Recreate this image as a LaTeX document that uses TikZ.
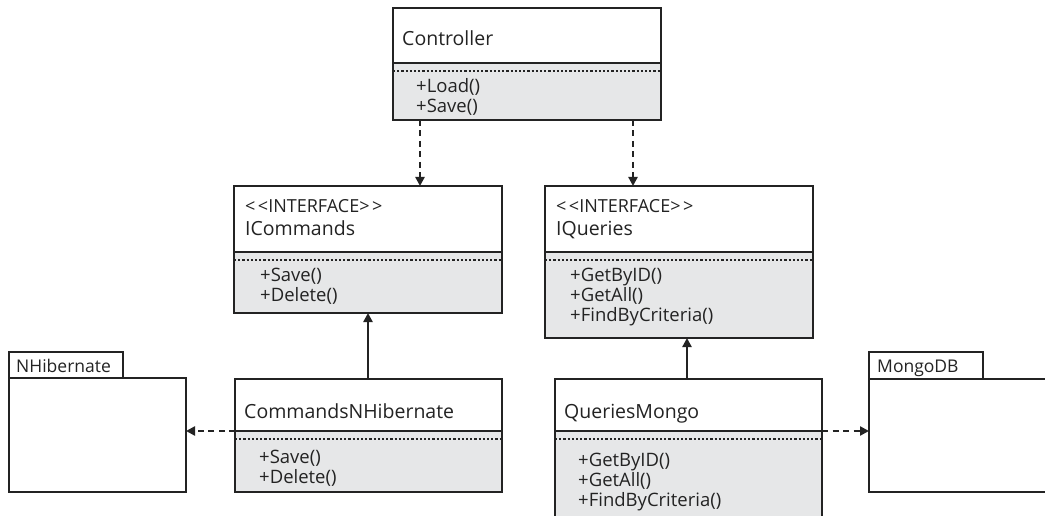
* * *
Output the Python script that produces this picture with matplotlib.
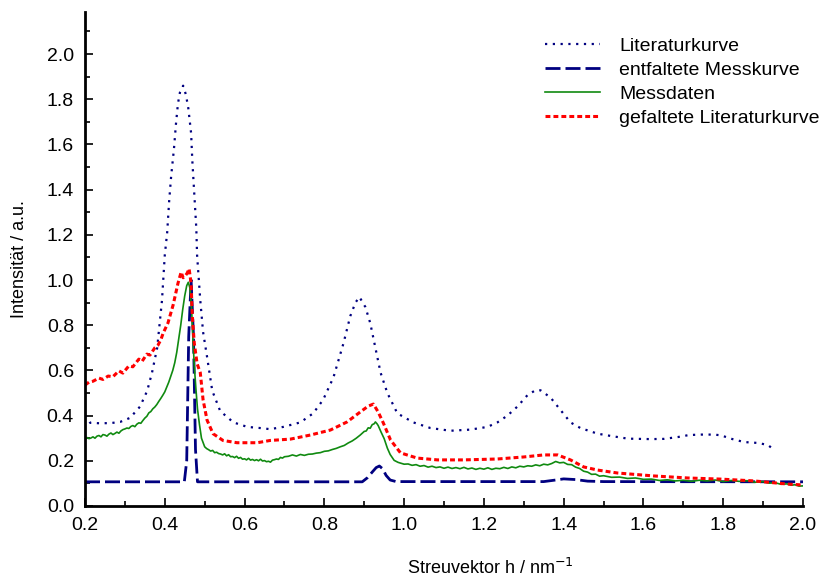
==
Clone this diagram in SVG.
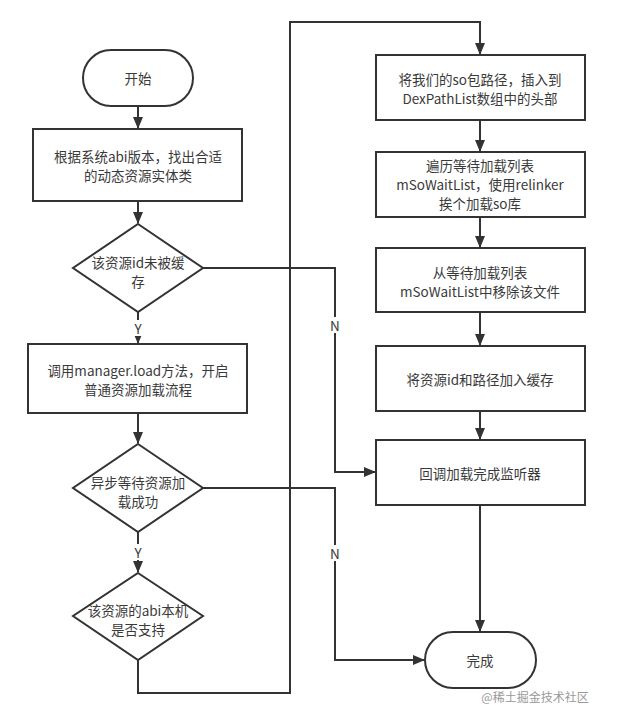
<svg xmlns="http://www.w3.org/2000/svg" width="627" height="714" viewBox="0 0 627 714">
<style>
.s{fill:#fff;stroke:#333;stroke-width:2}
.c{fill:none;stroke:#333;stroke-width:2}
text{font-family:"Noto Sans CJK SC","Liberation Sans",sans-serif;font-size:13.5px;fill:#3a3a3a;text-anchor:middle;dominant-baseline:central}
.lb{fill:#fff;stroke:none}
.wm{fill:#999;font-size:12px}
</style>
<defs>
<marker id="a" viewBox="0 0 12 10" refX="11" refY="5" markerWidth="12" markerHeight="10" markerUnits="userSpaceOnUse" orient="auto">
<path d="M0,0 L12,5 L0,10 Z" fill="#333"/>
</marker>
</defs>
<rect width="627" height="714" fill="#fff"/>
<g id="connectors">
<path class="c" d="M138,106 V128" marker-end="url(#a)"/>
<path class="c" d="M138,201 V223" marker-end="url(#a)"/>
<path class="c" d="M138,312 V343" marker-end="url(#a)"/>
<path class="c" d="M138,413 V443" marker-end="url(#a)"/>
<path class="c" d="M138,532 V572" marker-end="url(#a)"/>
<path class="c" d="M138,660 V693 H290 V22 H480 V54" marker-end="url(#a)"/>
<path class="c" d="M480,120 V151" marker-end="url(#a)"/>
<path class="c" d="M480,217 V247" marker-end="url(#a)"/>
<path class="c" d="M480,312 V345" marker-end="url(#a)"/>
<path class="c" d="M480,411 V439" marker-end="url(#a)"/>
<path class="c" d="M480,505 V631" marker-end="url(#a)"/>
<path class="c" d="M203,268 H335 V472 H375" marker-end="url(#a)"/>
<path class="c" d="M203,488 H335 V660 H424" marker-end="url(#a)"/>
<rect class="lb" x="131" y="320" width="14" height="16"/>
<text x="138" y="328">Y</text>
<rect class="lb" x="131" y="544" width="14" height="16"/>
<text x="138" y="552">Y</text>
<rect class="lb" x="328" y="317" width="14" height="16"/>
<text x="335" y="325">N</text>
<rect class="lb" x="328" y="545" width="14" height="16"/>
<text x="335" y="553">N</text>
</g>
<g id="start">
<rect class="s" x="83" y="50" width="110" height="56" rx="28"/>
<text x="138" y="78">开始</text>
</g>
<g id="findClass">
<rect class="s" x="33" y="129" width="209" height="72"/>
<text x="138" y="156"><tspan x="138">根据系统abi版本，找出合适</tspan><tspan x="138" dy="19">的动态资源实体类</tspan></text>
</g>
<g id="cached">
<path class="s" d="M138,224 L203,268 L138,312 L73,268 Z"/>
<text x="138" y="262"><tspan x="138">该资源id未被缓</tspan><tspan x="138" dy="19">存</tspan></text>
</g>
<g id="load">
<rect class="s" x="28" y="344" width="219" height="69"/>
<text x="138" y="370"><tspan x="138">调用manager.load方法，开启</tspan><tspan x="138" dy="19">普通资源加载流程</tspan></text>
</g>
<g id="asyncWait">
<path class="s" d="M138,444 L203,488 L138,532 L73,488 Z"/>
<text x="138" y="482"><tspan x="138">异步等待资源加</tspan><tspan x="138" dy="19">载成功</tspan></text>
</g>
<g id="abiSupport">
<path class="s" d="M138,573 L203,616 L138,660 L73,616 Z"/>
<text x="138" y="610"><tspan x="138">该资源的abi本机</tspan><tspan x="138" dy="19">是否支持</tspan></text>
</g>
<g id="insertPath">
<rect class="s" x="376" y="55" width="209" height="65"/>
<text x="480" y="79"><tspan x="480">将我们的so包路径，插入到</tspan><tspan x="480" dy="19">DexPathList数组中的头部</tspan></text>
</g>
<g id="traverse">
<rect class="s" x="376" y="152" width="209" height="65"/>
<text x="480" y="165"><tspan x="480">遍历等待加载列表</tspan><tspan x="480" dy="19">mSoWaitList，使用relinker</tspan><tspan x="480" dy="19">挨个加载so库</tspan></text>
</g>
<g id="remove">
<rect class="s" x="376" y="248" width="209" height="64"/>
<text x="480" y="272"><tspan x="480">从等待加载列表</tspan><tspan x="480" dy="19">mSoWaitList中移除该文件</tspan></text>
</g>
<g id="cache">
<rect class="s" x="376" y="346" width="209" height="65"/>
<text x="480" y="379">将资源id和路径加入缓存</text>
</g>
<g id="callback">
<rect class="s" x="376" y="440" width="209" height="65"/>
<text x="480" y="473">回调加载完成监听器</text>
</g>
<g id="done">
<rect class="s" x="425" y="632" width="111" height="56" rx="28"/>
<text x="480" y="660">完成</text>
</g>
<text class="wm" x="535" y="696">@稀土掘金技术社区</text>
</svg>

What needs to be done: Go through the records and show every line with the string "this" in it.

Exercise solution:
Recreate this image as a LaTeX document that uses TikZ.
Output the Python script that produces this picture with matplotlib.
Clone this diagram in SVG.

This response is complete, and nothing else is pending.